Is It OK for Me to Go Hiking?
Though hiking is one of the lowest impact sports, check with your doctor before you hit the trails, especially if you're over 35, have been a couch potato for several years or have high blood pressure. Your physician can offer the best guidance on working up to a 12-hour trek to the bottom of the Grand Canyon, for example. In general, it's best to start with an easy walk and gradually increase the challenge.
How Much Time Do I Have?
Hiking isn't just for weekends in the backcountry or your annual two-week road trip. You can sneak in a short 20-minute walk up that hill near your office several times a week. Experts say that being active for just two and a half hours a week can gain you a world of benefit. And if you participate in other activities, such as dancing, swimming or cycling, these all add up to your target of 150 minutes of exercise a week.

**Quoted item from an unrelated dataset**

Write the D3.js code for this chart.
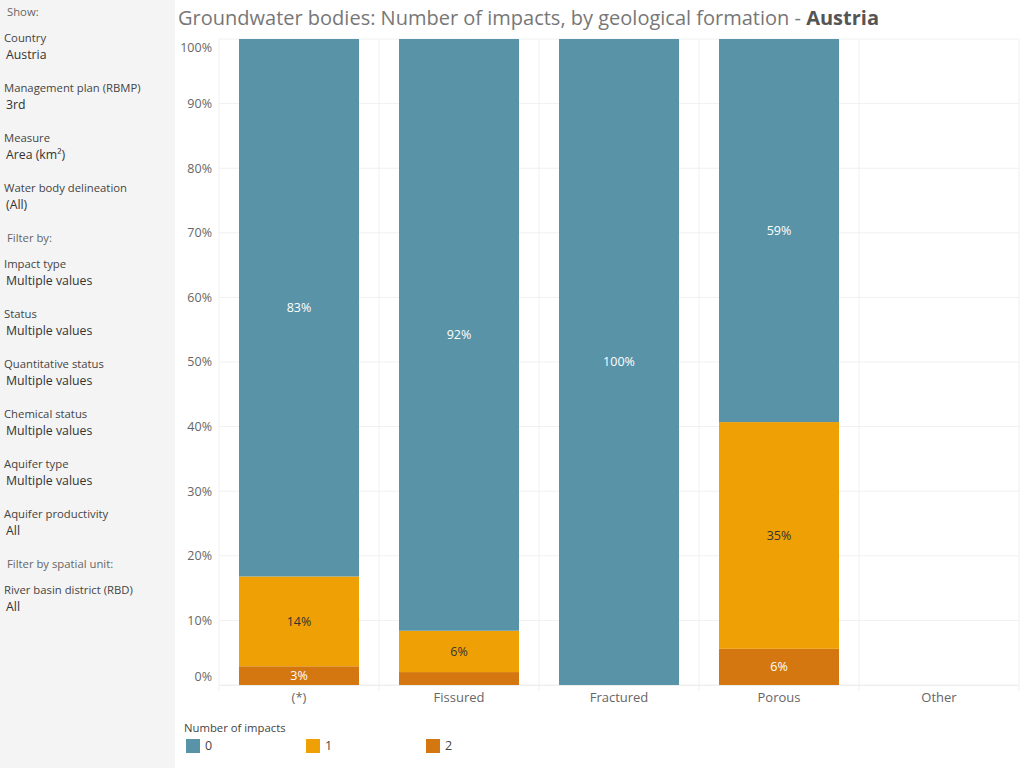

Keep a simple record of the amount of time you spend hiking. MapMyHike.com is a great place to track your workouts. You'll be amazed at how much incentive you have when you can watch your progress.
Do I Need Special Equipment?
Never leave your campsite, even for a short hike, without at least one bottle of water. Experts recommend at least 2 quarts of water for a hike lasting up to four hours, as you constantly lose moisture to perspiration. You should drink one-half to one cup of water every half hour, even if you don't feel thirsty. Upon your return, you should have finished both quarts of water and have a need to use the restroom. If you don't, then you lost all that water to sweating so you'll still need to re-hydrate.

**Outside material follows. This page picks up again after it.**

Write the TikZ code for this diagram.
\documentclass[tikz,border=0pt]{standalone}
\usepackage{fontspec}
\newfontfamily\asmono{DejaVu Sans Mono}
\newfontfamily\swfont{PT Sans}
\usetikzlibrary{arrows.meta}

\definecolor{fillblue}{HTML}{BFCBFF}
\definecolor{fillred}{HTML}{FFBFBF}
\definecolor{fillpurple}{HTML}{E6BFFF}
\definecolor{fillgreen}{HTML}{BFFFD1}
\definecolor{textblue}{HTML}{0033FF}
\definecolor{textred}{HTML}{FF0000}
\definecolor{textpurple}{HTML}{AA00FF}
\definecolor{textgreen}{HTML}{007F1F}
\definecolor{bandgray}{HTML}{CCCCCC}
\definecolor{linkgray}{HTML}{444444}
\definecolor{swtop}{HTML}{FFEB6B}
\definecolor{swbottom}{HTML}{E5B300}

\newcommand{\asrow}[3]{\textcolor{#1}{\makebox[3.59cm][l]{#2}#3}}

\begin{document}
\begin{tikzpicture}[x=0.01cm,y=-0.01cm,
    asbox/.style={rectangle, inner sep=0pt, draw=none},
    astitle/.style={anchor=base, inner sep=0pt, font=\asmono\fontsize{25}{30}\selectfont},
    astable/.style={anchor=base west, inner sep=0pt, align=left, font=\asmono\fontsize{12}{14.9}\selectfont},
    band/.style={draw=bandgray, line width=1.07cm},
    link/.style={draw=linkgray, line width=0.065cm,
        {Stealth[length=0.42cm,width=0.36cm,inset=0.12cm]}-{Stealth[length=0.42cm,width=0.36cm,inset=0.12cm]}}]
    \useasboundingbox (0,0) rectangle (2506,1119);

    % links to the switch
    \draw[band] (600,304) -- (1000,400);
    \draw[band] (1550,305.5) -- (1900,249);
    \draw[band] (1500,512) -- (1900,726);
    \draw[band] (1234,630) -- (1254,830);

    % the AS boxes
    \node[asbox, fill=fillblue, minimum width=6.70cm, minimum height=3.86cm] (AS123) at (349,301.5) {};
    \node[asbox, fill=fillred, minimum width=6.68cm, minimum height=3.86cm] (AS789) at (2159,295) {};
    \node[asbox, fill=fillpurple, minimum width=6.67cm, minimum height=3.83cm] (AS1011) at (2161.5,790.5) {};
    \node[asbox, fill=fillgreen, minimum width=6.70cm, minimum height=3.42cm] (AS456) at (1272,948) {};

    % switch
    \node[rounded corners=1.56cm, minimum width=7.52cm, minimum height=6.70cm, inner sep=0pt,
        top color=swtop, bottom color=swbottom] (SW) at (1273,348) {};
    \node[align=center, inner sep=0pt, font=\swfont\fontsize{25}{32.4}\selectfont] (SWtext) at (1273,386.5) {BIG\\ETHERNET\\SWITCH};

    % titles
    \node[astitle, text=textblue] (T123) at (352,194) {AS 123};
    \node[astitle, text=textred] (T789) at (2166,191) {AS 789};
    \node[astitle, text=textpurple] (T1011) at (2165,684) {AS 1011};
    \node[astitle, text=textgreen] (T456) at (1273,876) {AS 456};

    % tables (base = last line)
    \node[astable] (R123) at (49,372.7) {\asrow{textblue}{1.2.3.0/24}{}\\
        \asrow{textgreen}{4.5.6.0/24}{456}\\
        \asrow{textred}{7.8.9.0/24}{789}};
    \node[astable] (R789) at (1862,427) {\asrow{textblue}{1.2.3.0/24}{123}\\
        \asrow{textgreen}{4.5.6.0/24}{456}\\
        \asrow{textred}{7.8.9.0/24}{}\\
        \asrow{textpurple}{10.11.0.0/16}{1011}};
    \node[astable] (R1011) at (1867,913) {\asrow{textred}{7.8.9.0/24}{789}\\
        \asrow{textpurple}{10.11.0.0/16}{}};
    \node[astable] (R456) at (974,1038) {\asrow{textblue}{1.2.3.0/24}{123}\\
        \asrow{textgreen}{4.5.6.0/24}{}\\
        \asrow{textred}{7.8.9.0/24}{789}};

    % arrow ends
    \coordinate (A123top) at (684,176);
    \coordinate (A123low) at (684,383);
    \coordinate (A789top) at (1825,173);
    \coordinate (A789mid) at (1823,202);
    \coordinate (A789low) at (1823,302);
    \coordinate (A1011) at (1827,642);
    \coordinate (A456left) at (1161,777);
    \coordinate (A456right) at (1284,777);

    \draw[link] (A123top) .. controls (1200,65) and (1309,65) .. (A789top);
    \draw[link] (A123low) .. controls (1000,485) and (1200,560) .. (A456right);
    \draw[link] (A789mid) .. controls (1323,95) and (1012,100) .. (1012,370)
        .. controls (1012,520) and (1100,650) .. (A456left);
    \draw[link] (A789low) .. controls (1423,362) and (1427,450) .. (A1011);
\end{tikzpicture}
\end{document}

Other things to bring include:
- A comfortable pair of walking or hiking shoes
- Moisture-absorbing socks
- Appropriate attire (watch for possible weather changes)
- A hat or visor
- Sun block
- A snack
- Cell phone or GPS
While the idea of lugging a mobile phone with you while out communing with nature might make you grit your teeth, it doesn't hurt to throw it in your daypack...just in case.